YOUR GOAL => Start at the line containing "Clone this screenshot in HTML." and stop at the line containing "</body></html>"; copy those lines exactly, both ends included, and no others.

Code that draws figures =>
····················

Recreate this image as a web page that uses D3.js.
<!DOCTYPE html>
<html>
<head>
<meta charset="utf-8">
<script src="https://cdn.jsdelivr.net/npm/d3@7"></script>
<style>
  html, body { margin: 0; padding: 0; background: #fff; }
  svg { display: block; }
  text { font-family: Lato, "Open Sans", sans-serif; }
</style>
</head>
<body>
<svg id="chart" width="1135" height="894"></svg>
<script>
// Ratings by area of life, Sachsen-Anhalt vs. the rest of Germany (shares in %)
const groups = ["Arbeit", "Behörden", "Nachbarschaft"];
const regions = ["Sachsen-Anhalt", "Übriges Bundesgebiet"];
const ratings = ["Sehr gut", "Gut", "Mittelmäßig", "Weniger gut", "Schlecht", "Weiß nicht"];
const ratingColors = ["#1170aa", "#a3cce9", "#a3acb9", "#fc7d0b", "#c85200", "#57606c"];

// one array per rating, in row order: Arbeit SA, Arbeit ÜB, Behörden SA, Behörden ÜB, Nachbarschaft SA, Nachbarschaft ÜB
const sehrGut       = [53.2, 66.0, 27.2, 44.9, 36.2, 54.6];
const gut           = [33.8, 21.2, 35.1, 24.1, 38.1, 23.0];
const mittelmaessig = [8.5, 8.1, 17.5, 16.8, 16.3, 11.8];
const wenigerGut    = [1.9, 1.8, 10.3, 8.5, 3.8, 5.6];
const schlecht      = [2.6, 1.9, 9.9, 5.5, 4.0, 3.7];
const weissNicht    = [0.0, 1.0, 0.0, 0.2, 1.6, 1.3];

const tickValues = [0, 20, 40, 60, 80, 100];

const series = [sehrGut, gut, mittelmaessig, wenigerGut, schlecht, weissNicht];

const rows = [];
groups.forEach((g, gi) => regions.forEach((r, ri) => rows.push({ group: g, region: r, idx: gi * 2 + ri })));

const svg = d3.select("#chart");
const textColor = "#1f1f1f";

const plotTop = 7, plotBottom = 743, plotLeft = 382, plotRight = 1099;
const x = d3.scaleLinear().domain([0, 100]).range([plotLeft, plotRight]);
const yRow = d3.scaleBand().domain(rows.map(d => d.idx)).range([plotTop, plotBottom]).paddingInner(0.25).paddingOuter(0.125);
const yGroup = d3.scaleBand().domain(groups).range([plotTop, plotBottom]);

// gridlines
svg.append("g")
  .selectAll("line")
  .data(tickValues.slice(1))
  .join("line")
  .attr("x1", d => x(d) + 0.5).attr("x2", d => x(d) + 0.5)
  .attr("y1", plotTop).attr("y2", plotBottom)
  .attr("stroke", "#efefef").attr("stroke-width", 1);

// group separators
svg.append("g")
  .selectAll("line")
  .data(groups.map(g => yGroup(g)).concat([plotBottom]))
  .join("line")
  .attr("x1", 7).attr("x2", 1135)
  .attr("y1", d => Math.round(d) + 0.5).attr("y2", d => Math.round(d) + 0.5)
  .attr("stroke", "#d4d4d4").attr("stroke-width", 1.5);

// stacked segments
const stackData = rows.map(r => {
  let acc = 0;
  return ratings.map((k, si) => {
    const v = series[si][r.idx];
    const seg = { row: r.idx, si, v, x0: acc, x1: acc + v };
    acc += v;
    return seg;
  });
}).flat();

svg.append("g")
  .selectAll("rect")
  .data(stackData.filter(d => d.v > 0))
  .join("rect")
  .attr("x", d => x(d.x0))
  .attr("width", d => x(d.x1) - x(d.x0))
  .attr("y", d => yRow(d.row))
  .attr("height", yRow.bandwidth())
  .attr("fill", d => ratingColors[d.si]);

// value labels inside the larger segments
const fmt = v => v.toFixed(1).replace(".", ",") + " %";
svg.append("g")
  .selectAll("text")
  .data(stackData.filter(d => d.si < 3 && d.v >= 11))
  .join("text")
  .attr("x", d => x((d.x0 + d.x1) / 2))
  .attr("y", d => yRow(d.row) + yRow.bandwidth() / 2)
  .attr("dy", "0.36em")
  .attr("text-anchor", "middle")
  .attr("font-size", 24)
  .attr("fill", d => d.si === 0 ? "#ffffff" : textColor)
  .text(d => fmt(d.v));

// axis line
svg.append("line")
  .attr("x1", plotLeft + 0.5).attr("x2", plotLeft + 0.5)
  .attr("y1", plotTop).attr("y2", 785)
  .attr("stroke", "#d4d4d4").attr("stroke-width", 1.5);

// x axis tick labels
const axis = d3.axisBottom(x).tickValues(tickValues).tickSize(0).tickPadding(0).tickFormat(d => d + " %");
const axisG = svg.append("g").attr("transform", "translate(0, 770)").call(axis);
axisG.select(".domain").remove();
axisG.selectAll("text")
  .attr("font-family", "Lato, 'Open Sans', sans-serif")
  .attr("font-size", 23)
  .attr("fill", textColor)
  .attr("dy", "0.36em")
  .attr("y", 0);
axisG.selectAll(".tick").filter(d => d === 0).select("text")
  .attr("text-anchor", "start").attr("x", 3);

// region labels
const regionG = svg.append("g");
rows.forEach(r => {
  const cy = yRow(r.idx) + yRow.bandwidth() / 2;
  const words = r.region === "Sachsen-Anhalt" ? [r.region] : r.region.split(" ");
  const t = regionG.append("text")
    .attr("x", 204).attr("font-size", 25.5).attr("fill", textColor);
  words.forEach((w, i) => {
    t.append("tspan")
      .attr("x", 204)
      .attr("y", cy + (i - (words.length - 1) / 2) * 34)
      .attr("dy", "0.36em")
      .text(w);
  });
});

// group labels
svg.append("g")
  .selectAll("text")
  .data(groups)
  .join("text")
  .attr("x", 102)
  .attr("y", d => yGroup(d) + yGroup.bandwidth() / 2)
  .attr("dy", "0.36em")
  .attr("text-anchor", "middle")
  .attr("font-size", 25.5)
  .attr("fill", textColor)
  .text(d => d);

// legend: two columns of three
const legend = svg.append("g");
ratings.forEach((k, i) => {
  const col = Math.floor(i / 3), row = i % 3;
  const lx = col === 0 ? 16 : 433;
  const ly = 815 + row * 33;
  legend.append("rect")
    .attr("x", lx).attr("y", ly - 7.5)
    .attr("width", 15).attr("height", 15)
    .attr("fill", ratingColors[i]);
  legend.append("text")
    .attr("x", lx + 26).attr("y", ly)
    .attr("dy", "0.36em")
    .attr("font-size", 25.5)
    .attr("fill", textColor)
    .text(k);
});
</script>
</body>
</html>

····················

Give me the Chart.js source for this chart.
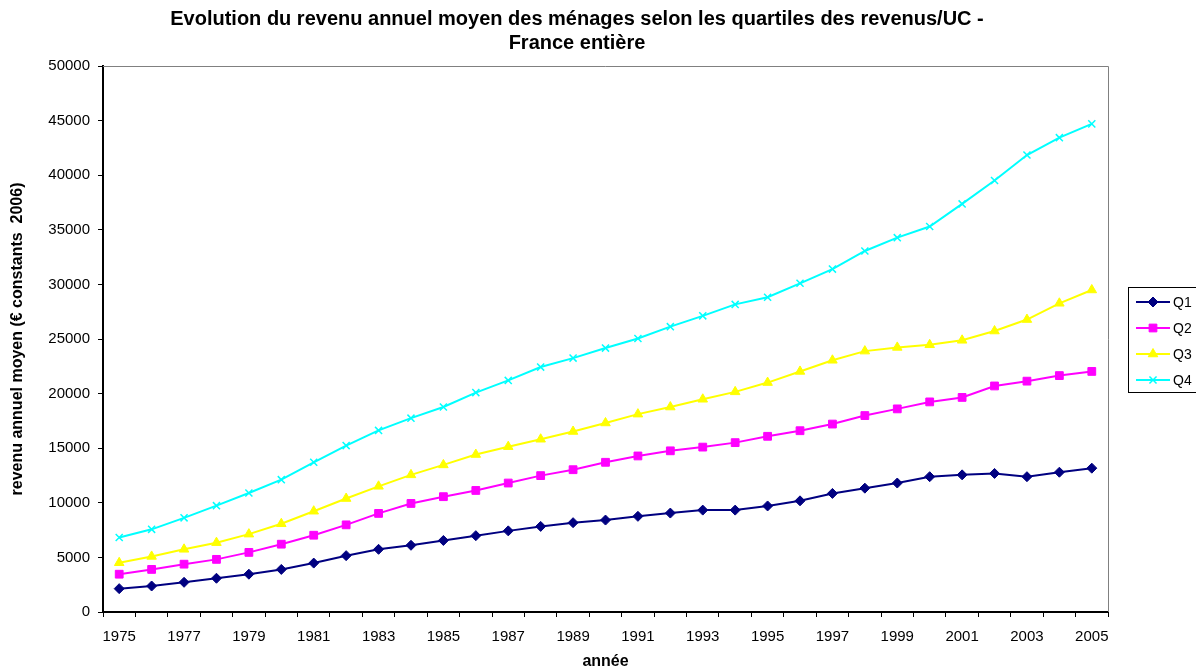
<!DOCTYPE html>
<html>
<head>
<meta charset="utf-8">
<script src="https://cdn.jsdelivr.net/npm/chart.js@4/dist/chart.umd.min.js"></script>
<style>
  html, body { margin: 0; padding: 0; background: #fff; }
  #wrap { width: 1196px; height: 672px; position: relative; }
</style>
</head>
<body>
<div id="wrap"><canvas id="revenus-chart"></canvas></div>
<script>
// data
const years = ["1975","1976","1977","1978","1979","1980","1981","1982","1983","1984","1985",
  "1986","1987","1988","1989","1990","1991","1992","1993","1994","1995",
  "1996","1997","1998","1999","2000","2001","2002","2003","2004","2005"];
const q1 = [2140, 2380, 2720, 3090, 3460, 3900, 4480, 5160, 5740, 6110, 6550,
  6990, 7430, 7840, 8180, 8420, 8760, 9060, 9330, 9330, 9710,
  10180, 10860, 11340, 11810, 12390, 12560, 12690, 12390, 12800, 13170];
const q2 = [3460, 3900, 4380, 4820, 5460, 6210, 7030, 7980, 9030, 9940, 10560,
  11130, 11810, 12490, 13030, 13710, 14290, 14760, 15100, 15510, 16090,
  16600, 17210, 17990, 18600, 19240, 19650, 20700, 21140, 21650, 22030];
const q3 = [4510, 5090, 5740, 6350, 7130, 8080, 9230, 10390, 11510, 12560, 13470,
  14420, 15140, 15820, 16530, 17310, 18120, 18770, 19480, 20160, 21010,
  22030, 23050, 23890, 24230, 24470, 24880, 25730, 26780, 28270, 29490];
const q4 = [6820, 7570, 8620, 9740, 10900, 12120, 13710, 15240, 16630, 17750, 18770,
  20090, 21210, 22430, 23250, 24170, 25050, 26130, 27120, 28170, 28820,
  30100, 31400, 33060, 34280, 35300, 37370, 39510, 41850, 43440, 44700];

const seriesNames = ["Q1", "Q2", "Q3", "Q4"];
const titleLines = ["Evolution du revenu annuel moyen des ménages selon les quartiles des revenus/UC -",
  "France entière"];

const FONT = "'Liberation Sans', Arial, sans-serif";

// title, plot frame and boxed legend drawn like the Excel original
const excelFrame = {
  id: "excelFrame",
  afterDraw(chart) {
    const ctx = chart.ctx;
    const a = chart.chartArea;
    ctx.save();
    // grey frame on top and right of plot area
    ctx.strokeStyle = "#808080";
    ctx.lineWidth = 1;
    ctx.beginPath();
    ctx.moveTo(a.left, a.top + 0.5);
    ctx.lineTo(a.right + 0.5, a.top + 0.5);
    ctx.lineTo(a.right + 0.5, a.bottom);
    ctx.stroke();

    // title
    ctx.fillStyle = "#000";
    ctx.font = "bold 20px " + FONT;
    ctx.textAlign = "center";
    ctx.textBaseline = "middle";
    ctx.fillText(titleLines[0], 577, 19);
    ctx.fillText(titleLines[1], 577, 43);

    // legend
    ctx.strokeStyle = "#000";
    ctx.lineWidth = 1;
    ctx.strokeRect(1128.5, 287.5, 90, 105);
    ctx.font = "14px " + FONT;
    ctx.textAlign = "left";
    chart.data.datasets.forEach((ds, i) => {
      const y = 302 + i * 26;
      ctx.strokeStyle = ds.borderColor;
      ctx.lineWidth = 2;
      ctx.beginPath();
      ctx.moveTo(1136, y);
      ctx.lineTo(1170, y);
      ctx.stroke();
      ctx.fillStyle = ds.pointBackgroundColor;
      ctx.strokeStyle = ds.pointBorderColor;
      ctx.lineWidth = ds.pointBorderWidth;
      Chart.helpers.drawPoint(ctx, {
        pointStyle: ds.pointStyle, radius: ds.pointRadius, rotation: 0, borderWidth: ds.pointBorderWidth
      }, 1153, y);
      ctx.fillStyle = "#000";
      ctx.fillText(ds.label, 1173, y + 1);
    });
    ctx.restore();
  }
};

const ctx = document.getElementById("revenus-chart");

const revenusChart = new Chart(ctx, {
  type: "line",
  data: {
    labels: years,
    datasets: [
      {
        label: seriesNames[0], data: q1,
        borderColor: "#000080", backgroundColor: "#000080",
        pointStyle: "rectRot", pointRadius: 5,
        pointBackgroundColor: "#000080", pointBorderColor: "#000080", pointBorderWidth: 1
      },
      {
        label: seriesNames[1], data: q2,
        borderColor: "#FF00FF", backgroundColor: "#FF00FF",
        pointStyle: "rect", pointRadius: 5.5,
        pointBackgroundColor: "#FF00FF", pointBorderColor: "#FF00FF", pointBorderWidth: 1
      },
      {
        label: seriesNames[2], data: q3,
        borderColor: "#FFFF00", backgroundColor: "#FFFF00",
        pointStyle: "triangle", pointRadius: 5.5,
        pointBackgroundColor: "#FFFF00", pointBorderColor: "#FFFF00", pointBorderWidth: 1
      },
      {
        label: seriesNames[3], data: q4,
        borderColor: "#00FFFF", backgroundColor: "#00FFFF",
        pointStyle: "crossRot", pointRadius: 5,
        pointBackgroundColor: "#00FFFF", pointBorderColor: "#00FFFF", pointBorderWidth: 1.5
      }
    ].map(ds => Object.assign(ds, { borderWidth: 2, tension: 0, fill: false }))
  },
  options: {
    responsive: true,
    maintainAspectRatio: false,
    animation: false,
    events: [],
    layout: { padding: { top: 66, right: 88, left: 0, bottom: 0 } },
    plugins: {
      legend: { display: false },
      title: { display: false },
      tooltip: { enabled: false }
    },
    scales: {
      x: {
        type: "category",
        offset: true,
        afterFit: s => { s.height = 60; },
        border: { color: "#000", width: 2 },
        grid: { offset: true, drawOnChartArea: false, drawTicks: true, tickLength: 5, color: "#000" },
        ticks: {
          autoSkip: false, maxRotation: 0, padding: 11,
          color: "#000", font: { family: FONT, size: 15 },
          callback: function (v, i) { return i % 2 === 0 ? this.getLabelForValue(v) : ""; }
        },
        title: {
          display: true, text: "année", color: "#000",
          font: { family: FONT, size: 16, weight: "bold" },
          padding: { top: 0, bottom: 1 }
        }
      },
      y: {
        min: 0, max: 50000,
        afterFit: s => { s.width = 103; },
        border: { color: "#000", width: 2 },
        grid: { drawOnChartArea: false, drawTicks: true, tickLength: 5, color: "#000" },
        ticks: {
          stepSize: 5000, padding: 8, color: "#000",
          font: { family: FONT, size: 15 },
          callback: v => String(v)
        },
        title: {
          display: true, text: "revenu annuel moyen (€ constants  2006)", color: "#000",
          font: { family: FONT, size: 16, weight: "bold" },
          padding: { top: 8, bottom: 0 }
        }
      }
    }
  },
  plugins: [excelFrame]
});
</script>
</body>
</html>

····················

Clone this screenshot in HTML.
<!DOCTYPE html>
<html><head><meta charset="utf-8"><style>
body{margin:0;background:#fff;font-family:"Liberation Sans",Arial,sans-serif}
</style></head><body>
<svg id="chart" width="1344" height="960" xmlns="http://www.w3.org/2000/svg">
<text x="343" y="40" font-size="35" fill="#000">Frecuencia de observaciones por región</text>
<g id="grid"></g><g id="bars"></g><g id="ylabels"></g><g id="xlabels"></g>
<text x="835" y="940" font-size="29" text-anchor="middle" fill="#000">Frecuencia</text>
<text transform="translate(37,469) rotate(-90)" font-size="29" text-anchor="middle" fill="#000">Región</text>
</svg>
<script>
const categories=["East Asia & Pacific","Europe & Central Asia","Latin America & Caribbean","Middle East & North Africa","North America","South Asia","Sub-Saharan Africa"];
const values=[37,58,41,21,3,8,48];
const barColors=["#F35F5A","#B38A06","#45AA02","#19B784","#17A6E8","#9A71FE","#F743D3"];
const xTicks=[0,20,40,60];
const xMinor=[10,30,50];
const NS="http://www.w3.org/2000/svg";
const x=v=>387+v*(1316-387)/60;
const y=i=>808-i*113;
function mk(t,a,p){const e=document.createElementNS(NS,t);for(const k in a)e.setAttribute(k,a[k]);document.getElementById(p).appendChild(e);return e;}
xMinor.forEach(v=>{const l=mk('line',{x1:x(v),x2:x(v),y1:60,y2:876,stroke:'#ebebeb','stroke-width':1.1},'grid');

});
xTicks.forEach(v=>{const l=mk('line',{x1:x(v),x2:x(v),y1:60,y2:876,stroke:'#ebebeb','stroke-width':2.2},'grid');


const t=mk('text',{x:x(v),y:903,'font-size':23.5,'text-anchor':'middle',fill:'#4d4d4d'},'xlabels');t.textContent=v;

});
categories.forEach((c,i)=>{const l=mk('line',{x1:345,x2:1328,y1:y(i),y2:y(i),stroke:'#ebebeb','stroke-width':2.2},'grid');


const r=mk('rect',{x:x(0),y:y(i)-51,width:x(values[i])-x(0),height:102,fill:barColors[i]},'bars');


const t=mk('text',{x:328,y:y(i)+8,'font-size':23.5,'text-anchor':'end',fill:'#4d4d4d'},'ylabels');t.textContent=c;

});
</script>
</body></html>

····················

RESULT OF THIS TASK =>
Clone this screenshot in HTML.
<!DOCTYPE html>
<html><head><meta charset="utf-8"><style>
body{margin:0;background:#fff;font-family:"Liberation Sans",Arial,sans-serif}
</style></head><body>
<svg id="chart" width="1344" height="960" xmlns="http://www.w3.org/2000/svg">
<text x="343" y="40" font-size="35" fill="#000">Frecuencia de observaciones por región</text>
<g id="grid"></g><g id="bars"></g><g id="ylabels"></g><g id="xlabels"></g>
<text x="835" y="940" font-size="29" text-anchor="middle" fill="#000">Frecuencia</text>
<text transform="translate(37,469) rotate(-90)" font-size="29" text-anchor="middle" fill="#000">Región</text>
</svg>
<script>
const categories=["East Asia & Pacific","Europe & Central Asia","Latin America & Caribbean","Middle East & North Africa","North America","South Asia","Sub-Saharan Africa"];
const values=[37,58,41,21,3,8,48];
const barColors=["#F35F5A","#B38A06","#45AA02","#19B784","#17A6E8","#9A71FE","#F743D3"];
const xTicks=[0,20,40,60];
const xMinor=[10,30,50];
const NS="http://www.w3.org/2000/svg";
const x=v=>387+v*(1316-387)/60;
const y=i=>808-i*113;
function mk(t,a,p){const e=document.createElementNS(NS,t);for(const k in a)e.setAttribute(k,a[k]);document.getElementById(p).appendChild(e);return e;}
xMinor.forEach(v=>{const l=mk('line',{x1:x(v),x2:x(v),y1:60,y2:876,stroke:'#ebebeb','stroke-width':1.1},'grid');

});
xTicks.forEach(v=>{const l=mk('line',{x1:x(v),x2:x(v),y1:60,y2:876,stroke:'#ebebeb','stroke-width':2.2},'grid');


const t=mk('text',{x:x(v),y:903,'font-size':23.5,'text-anchor':'middle',fill:'#4d4d4d'},'xlabels');t.textContent=v;

});
categories.forEach((c,i)=>{const l=mk('line',{x1:345,x2:1328,y1:y(i),y2:y(i),stroke:'#ebebeb','stroke-width':2.2},'grid');


const r=mk('rect',{x:x(0),y:y(i)-51,width:x(values[i])-x(0),height:102,fill:barColors[i]},'bars');


const t=mk('text',{x:328,y:y(i)+8,'font-size':23.5,'text-anchor':'end',fill:'#4d4d4d'},'ylabels');t.textContent=c;

});
</script>
</body></html>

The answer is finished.